Posted by RiddleFace on 11/1/2022 6:40:00 PM (view original):
From jc14's post: "The major downside is that sometimes, if the recruit was at a level of quality that would never accept a redshirt from your team, he would get very mad at the "inform of redshirt" and no amount of recruiting effort (including "inform of no redshirt") would make him consider you at all. Everything would be 0% even with like a thousand APs or whatever.. Nothing. So, this "trick" or "hack" as you guys call it, or "viable recruiting gamble" as these guys thought of it, was just that - a gamble. It was of absolutely no use in D2."
Clearly the rewards outweighed the risks.
Let's go over how it probably went down. Knowing of this loophole, I with confidence could offer every 5-star D1 talent I like 0 or 1 AP and inform of the redshirt in the first cycle. I can then spread the rest of my AP on all the 4 or 3 star players I like and inform them of a redshirt knowing they are less likely to react adversely to it. By the second cycle, I know every 5 star player that did not react harshly to the redshirt and I can exploit with the loophole bonus when I remove the redshirt, and since I've got experience using this exploit I would know what the minimum AP needed to unlock them would be.

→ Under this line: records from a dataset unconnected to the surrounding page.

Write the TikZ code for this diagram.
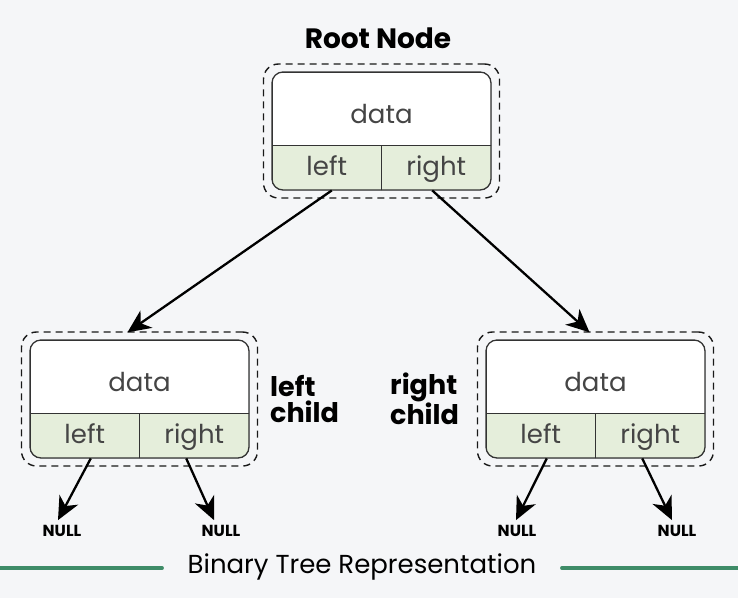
\documentclass[tikz,border=0pt]{standalone}
\usepackage{fontspec}
\setmainfont{Poppins}
\usetikzlibrary{arrows.meta,positioning}

\definecolor{bggray}{HTML}{F5F6F8}
\definecolor{cellgreen}{HTML}{E5EEDB}
\definecolor{textgray}{HTML}{454545}
\definecolor{linegreen}{HTML}{3F8C68}

\tikzset{
  cell/.style={draw=black!80,line width=0.9pt,minimum height=45pt,inner sep=0pt,
    text=textgray,font=\fontsize{26}{28}\selectfont},
  datacell/.style={cell,fill=white,minimum width=219pt,minimum height=73pt,
    text height=29pt,text depth=0pt},
  halfcell/.style={cell,fill=cellgreen,minimum width=109.5pt,
    text height=22pt,text depth=6pt},
  boxframe/.style={draw=black!80,line width=1.3pt,rounded corners=11pt,
    minimum width=219pt,minimum height=118pt,inner sep=0pt},
  dashframe/.style={draw=black!90,line width=1.4pt,dash pattern=on 7pt off 5pt,
    rounded corners=15pt,minimum width=236pt,minimum height=134pt,inner sep=0pt},
  link/.style={line width=2.3pt,-{Stealth[length=23pt,width=21pt,inset=7pt]}},
  nulltext/.style={font=\bfseries\fontsize{16}{16}\selectfont,inner sep=1pt},
  bigtext/.style={font=\bfseries\fontsize{27}{26}\selectfont,align=left,inner sep=0pt},
}

% one tree node: name, x, y of its centre
\newcommand{\bnode}[3]{%
  \node[dashframe] (#1-out) at (#2,#3) {};
  \begin{scope}
    \clip[rounded corners=11pt] (#2-109.5,#3-59) rectangle (#2+109.5,#3+59);
    \node[datacell] (#1-data) at (#2,#3-22.5) {data};
    \node[halfcell] (#1-left) at (#2-54.75,#3+36.5) {left};
    \node[halfcell] (#1-right) at (#2+54.75,#3+36.5) {right};
  \end{scope}
  \node[boxframe] (#1) at (#2,#3) {};
}

\begin{document}
\begin{tikzpicture}[x=1pt,y=-1pt]
  \fill[bggray] (0,0) rectangle (738,598);
  \useasboundingbox (0,0) rectangle (738,598);

  \node[font=\bfseries\fontsize{28}{28}\selectfont] (title) at (378,38) {Root Node};

  \bnode{root}{381.5}{131}
  \bnode{lc}{139.5}{399}
  \bnode{rc}{595.5}{399}

  \node[bigtext,anchor=west] (lclabel) at (270,399) {left\\child};
  \node[bigtext,anchor=west] (rclabel) at (390,399) {right\\child};

  \node[nulltext] (n1) at (62,531) {NULL};
  \node[nulltext] (n2) at (221,531) {NULL};
  \node[nulltext] (n3) at (517,531) {NULL};
  \node[nulltext] (n4) at (677,531) {NULL};

  % shifts are in page direction: positive yshift goes up
  \draw[link] ([xshift=5pt]root-left.south) -- ([xshift=-12pt,yshift=-1pt]lc-out.north);
  \draw[link] ([xshift=-4pt]root-right.south) -- ([xshift=-6pt,yshift=-1pt]rc-out.north);

  \draw[link] ([xshift=6pt]lc-left.south) -- ([xshift=-4pt,yshift=4pt]n1.north);
  \draw[link] ([xshift=-8pt]lc-right.south) -- ([xshift=-7pt,yshift=4pt]n2.north);
  \draw[link] ([xshift=6pt]rc-left.south) -- ([xshift=-1pt,yshift=4pt]n3.north);
  \draw[link] ([xshift=-8pt]rc-right.south) -- ([xshift=-5pt,yshift=4pt]n4.north);

  % caption with green rules
  \node[font=\fontsize{26}{26}\selectfont] (caption) at (362,567) {Binary Tree Representation};
  \draw[linegreen,line width=3.5pt,line cap=round] (0,568) -- ([xshift=-22pt]caption.west |- 0,568);
  \draw[linegreen,line width=3.5pt,line cap=round] ([xshift=22pt]caption.east |- 0,568) -- (738,568);
\end{tikzpicture}
\end{document}
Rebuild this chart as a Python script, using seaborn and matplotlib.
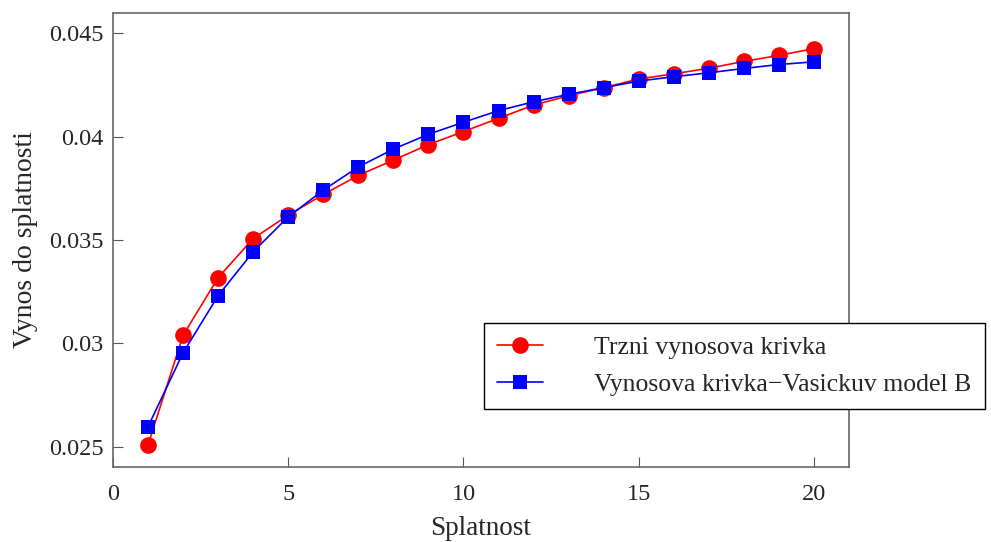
import numpy as np
import pandas as pd
import matplotlib
matplotlib.use("Agg")
import matplotlib.pyplot as plt
import seaborn as sns

maturity = list(range(1, 21))
market_yield = [0.02510, 0.03040, 0.03318, 0.03507, 0.03620, 0.03720, 0.03812, 0.03886, 0.03961, 0.04024,
                0.04088, 0.04152, 0.04197, 0.04236, 0.04278, 0.04303, 0.04330, 0.04363, 0.04392, 0.04425]
vasicek_yield = [0.02598, 0.02955, 0.03231, 0.03443, 0.03612, 0.03741, 0.03853, 0.03939, 0.04011, 0.04069,
                 0.04125, 0.04168, 0.04204, 0.04236, 0.04268, 0.04289, 0.04308, 0.04329, 0.04348, 0.04361]
labels = ["Trzni vynosova krivka", "Vynosova krivka\u2212Vasickuv model B"]
xticks = [0, 5, 10, 15, 20]
yticks = [0.025, 0.03, 0.035, 0.04, 0.045]

sns.set_style("white")
plt.rcParams['font.family'] = ['Liberation Serif', 'DejaVu Serif']

fig = plt.figure(figsize=(9.91, 5.42), dpi=100)
ax = fig.add_axes([113/991, 1-467/542, (849-113)/991, (467-13)/542])

df1 = pd.DataFrame({"x": maturity, "y": market_yield})
df2 = pd.DataFrame({"x": maturity, "y": vasicek_yield})
sns.lineplot(data=df1, x="x", y="y", ax=ax, color="#ff0000", marker="o", markersize=12,
             markeredgewidth=0, linewidth=1.2, label=labels[0])
sns.lineplot(data=df2, x="x", y="y", ax=ax, color="#0000ff", marker="s", markersize=10,
             markeredgewidth=0, linewidth=1.2, label=labels[1])

ax.set_xlim(0, 21)
ax.set_ylim(0.02403, 0.04597)
ax.set_xticks(xticks)
ax.set_yticks(yticks)
ax.set_yticklabels([f"{v:g}" for v in yticks])
ax.set_xticklabels([str(v) for v in xticks])
ax.tick_params(axis='both', direction='in', length=7, width=0.8, color='#555555',
               labelsize=17.5, bottom=True, left=True, top=False, right=False, pad=7)
ax.tick_params(axis='x', pad=12)
for s in ax.spines.values():
    s.set_color('#666666')
    s.set_linewidth(1.2)
ax.set_xlabel("Splatnost", fontsize=19.5, labelpad=8)
ax.set_ylabel("Vynos do splatnosti", fontsize=20, labelpad=8)

leg = ax.legend(loc='lower left', bbox_to_anchor=((484-113)/736, (467-409)/454, (985-484)/736, 87/454),
                mode='expand', fontsize=18.5, frameon=True, fancybox=False, handlelength=1.8,
                handletextpad=2.0, borderpad=0.5, labelspacing=0.55, borderaxespad=0)
leg.get_frame().set_edgecolor('black')
leg.get_frame().set_linewidth(1.0)
leg.get_frame().set_alpha(1)

fig.savefig("out.png", dpi=100)
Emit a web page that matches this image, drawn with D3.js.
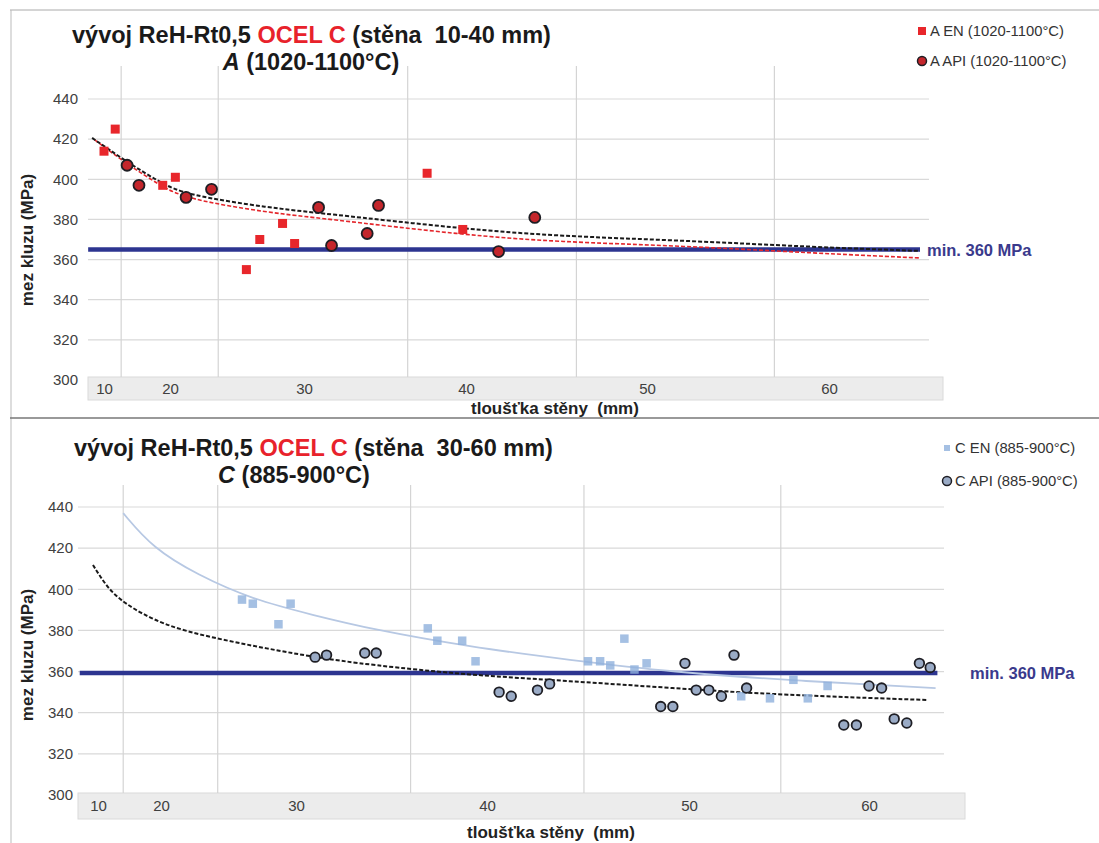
<!DOCTYPE html>
<html>
<head>
<meta charset="utf-8">
<script src="https://cdn.jsdelivr.net/npm/d3@7"></script>
<style>
body { margin: 0; background: #fff; }
svg { font-family: "Liberation Sans", Arial, sans-serif; }
</style>
</head>
<body>
<svg id="chart" width="1099" height="843"></svg>
<script>
// axis ticks (both charts)
var xTicks = [10, 20, 30, 40, 50, 60]
var yTicks = [300, 320, 340, 360, 380, 400, 420, 440]

// chart A: wall 10-40 mm, A (1020-1100°C)
var thickA_EN = [10, 11.7, 18.9, 20.4, 25.7, 26.7, 28.4, 29.3, 37.6, 39.8]
var rehA_EN = [414, 425, 397, 401, 355, 370, 378, 368, 403, 375]
var thickA_API = [13.5, 15.3, 21.2, 23.1, 30.9, 31.7, 33.9, 34.6, 41.8, 43.8]
var rehA_API = [407, 397, 391, 395, 386, 367, 373, 387, 364, 381]
// trend lines
var trendA_API_x = [8.2, 13.5, 18.6, 21.2, 27.5, 31.0, 39.9, 45.1, 52.0, 59.0, 65.0]
var trendA_API_y = [420.6, 408.6, 398.2, 392.2, 385.7, 383.2, 375.2, 371.7, 369.5, 366.3, 364.3]
var trendA_EN_x = [8.6, 13.5, 18.6, 21.2, 27.5, 31.0, 39.9, 45.1, 52.0, 59.0, 65.0]
var trendA_EN_y = [419.6, 407.6, 396.7, 390.2, 383.2, 380.7, 372.2, 368.8, 366.8, 363.3, 360.8]
var minA = 365
var minA_span = [7.6, 65]
var gridA = [12.6, 23.6, 36.4, 46.1, 57.0]

// chart C: wall 30-60 mm, C (885-900°C)
var thickC_EN = [26.0, 26.8, 28.7, 29.6, 36.9, 37.4, 38.7, 39.4, 45.0, 45.6, 46.1, 46.8, 47.3, 47.9, 52.9, 54.5, 55.8, 56.6, 57.7]
var rehC_EN = [395, 393, 383, 393, 381, 375, 375, 365, 365, 365, 363, 376, 361, 364, 348, 347, 356, 347, 353]
var thickC_API = [31.0, 31.6, 33.6, 34.2, 40.6, 41.2, 42.5, 43.1, 48.6, 49.2, 49.8, 50.4, 51.1, 51.8, 52.5, 53.2, 58.6, 59.3, 60.0, 60.7, 61.4, 62.1, 62.8, 63.4]
var rehC_API = [367, 368, 369, 369, 350, 348, 351, 354, 343, 343, 364, 351, 351, 348, 368, 352, 334, 334, 353, 352, 337, 335, 364, 362]
var trendC_EN_x = [14.0, 18.7, 22.7, 26.8, 30.9, 33.9, 39.1, 44.1, 49.1, 56.2, 63.7]
var trendC_EN_y = [437, 420, 407, 395, 387.5, 380.7, 372, 365.6, 359.8, 355.4, 352]
var trendC_API_x = [9.2, 11.4, 14.0, 20.1, 23.9, 27.6, 30.9, 33.9, 39.1, 44.1, 49.1, 55.2, 63.2]
var trendC_API_y = [411.8, 401.1, 393.3, 382.6, 376.3, 371.5, 367.1, 363.2, 358.3, 355.4, 352, 348.6, 346.2]
var minC = 359.3
var minC_span = [7.1, 63.8]
var gridC = [14.0, 24.2, 36.0, 44.8, 55.1]

var svg = d3.select("#chart")

// frame lines of the scanned page
svg.append("line").attr("x1", 10).attr("x2", 1099).attr("y1", 10).attr("y2", 10).attr("stroke", "#aaa")
svg.append("line").attr("x1", 11).attr("x2", 11).attr("y1", 10).attr("y2", 843).attr("stroke", "#bbb")
svg.append("line").attr("x1", 10).attr("x2", 1099).attr("y1", 418).attr("y2", 418).attr("stroke", "#777").attr("stroke-width", 1.5)

function zip(xs, ys) {
    return xs.map(function(d, i) { return [d, ys[i]] })
}

function drawPanel(p) {
    var g = svg.append("g")
    var x = d3.scaleLinear().domain(xTicks).range(p.xRange)
    var y = d3.scaleLinear().domain([300, 440]).range(p.yRange)

    // gray x-label band
    g.append("rect")
        .attr("x", p.band[0]).attr("y", p.band[2])
        .attr("width", p.band[1] - p.band[0]).attr("height", p.band[3] - p.band[2])
        .attr("fill", "#ececec").attr("stroke", "#dadada")

    // gridlines
    g.selectAll(".hg").data(yTicks.slice(1)).join("line")
        .attr("x1", p.plot[0]).attr("x2", p.plot[1])
        .attr("y1", function(d) { return y(d) }).attr("y2", function(d) { return y(d) })
        .attr("stroke", "#d9d9d9").attr("stroke-width", 1.2)
    g.selectAll(".vg").data(p.grid).join("line")
        .attr("x1", function(d) { return x(d) }).attr("x2", function(d) { return x(d) })
        .attr("y1", p.vTop).attr("y2", p.band[2])
        .attr("stroke", "#d4d4d4").attr("stroke-width", 1.2)

    // axes
    var ya = g.append("g").attr("transform", "translate(" + p.yLabelX + ",0)")
        .call(d3.axisLeft(y).tickValues(yTicks).tickSize(0).tickPadding(0))
    var xa = g.append("g").attr("transform", "translate(0," + p.xLabelY + ")")
        .call(d3.axisBottom(x).tickValues(xTicks).tickSize(0).tickPadding(0))
    ya.select(".domain").remove()
    xa.select(".domain").remove()
    g.selectAll(".tick text").attr("font-size", 15).attr("fill", "#404040")
        .attr("font-family", "Liberation Sans, Arial, sans-serif")

    // axis titles
    g.append("text").attr("x", p.xTitle[0]).attr("y", p.xTitle[1])
        .attr("text-anchor", "middle").attr("font-weight", "bold").attr("font-size", 17)
        .attr("fill", "#222").style("white-space", "pre")
        .text("tloušťka stěny  (mm)")
    g.append("text")
        .attr("transform", "translate(" + p.yTitle[0] + "," + p.yTitle[1] + ") rotate(-90)")
        .attr("text-anchor", "middle").attr("font-weight", "bold").attr("font-size", 17)
        .attr("fill", "#222")
        .text("mez kluzu (MPa)")

    // min 360 MPa line
    g.append("line")
        .attr("x1", x(p.minSpan[0])).attr("x2", x(p.minSpan[1]))
        .attr("y1", y(p.min)).attr("y2", y(p.min))
        .attr("stroke", "#2d3590").attr("stroke-width", 4.5)
    g.append("text").attr("x", p.minLabelX).attr("y", y(p.min) + 6)
        .attr("font-weight", "bold").attr("font-size", 16.5).attr("fill", "#3a3a8c")
        .text("min. 360 MPa")

    var line = d3.line()
        .x(function(d) { return x(d[0]) })
        .y(function(d) { return y(d[1]) })
        .curve(d3.curveBasis)

    p.trends.forEach(function(t) {
        g.append("path").datum(t.pts).attr("d", line)
            .attr("fill", "none").attr("stroke", t.color)
            .attr("stroke-width", t.width).attr("stroke-dasharray", t.dash)
    })

    // squares (EN)
    g.selectAll(".sq").data(p.squares).join("rect")
        .attr("x", function(d) { return x(d[0]) - p.sqSize / 2 })
        .attr("y", function(d) { return y(d[1]) - p.sqSize / 2 })
        .attr("width", p.sqSize).attr("height", p.sqSize)
        .attr("fill", p.sqColor).attr("opacity", p.sqOpacity)

    // circles (API)
    g.selectAll(".ci").data(p.circles).join("circle")
        .attr("cx", function(d) { return x(d[0]) })
        .attr("cy", function(d) { return y(d[1]) })
        .attr("r", p.r)
        .attr("fill", p.ciColor).attr("stroke", "#1e1e24").attr("stroke-width", 1.8)

    // title
    var t1 = g.append("text").attr("x", p.titleX).attr("y", p.titleY)
        .attr("font-weight", "bold").attr("font-size", 23.5).attr("fill", "#1a1a1a")
        .style("white-space", "pre")
    t1.append("tspan").text("vývoj ReH-Rt0,5 ")
    t1.append("tspan").attr("fill", "#e8222b").text("OCEL C")
    t1.append("tspan").text(" (stěna  " + p.wall + ")")
    var t2 = g.append("text").attr("x", p.subX).attr("y", p.titleY + 27)
        .attr("text-anchor", "middle").attr("font-weight", "bold").attr("font-size", 23.5)
        .attr("fill", "#1a1a1a")
    t2.append("tspan").attr("font-style", "italic").text(p.letter)
    t2.append("tspan").text(" " + p.temp)

    // legend
    var lg = g.append("g").attr("transform", "translate(" + p.legend[0] + "," + p.legend[1] + ")")
    lg.append("rect").attr("x", -p.lgSq / 2).attr("y", -p.lgSq / 2)
        .attr("width", p.lgSq).attr("height", p.lgSq).attr("fill", p.sqColor).attr("opacity", p.sqOpacity)
    lg.append("text").attr("x", 8).attr("y", 5).attr("font-size", 14.8).attr("fill", "#333")
        .text(p.letter + " EN " + p.temp)
    lg.append("circle").attr("cx", 0).attr("cy", p.legendGap).attr("r", 4.5)
        .attr("fill", p.ciColor).attr("stroke", "#1e1e24").attr("stroke-width", 1.5)
    lg.append("text").attr("x", 8).attr("y", p.legendGap + 5).attr("font-size", 14.8).attr("fill", "#333")
        .text(p.letter + " API " + p.temp)
}

drawPanel({
    wall: "10-40 mm", letter: "A", temp: "(1020-1100°C)",
    xRange: [104, 170, 304, 466, 647, 829], yRange: [380, 99],
    plot: [88, 929], band: [88, 943, 377, 400], vTop: 66, grid: gridA,
    yLabelX: 78, xLabelY: 383, xTitle: [555, 414], yTitle: [33, 240],
    min: minA, minSpan: minA_span, minLabelX: 927,
    trends: [
        { pts: zip(trendA_EN_x, trendA_EN_y), color: "#e4262c", width: 1.6, dash: "4,2" },
        { pts: zip(trendA_API_x, trendA_API_y), color: "#1a1a1a", width: 2, dash: "4,2" }
    ],
    squares: zip(thickA_EN, rehA_EN), sqSize: 9, sqColor: "#e8262b", sqOpacity: 1,
    circles: zip(thickA_API, rehA_API), r: 5.5, ciColor: "#c4262c",
    titleX: 72, titleY: 43, subX: 311,
    legend: [922, 31], legendGap: 30, lgSq: 8
})

drawPanel({
    wall: "30-60 mm", letter: "C", temp: "(885-900°C)",
    xRange: [98, 161, 296, 487, 689, 869], yRange: [795, 507],
    plot: [78, 944], band: [78, 965, 793, 819], vTop: 485, grid: gridC,
    yLabelX: 73, xLabelY: 800, xTitle: [551, 838], yTitle: [33, 655],
    min: minC, minSpan: minC_span, minLabelX: 970,
    trends: [
        { pts: zip(trendC_EN_x, trendC_EN_y), color: "#b7c8e3", width: 1.8, dash: null },
        { pts: zip(trendC_API_x, trendC_API_y), color: "#1a1a1a", width: 2, dash: "4,2" }
    ],
    squares: zip(thickC_EN, rehC_EN), sqSize: 8.5, sqColor: "#8fb0dc", sqOpacity: 0.8,
    circles: zip(thickC_API, rehC_API), r: 4.8, ciColor: "#9aabc6",
    titleX: 74, titleY: 456, subX: 294,
    legend: [947, 448], legendGap: 33, lgSq: 6
})
</script>
</body>
</html>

So I move the AP I used in the first cycle on the 4 and 3 star targets to the 5 stars. Then I get the unredshirt bonus too with the 4 and 3 star players, and once again with experience, know the minimum AP to use on them to unlock them as well. And that, as I see it, is how Swenske unlocked TWO DOZEN players by the third cycle. Yeah, that's massively unfair.
We also need to remember that Swenske and the rest of the cheaters/loopholers knew who each other were, so they probably avoided each other as much as possible. That is another unfair advantage that we haven't brought up, or at least I haven't seen discussed much here.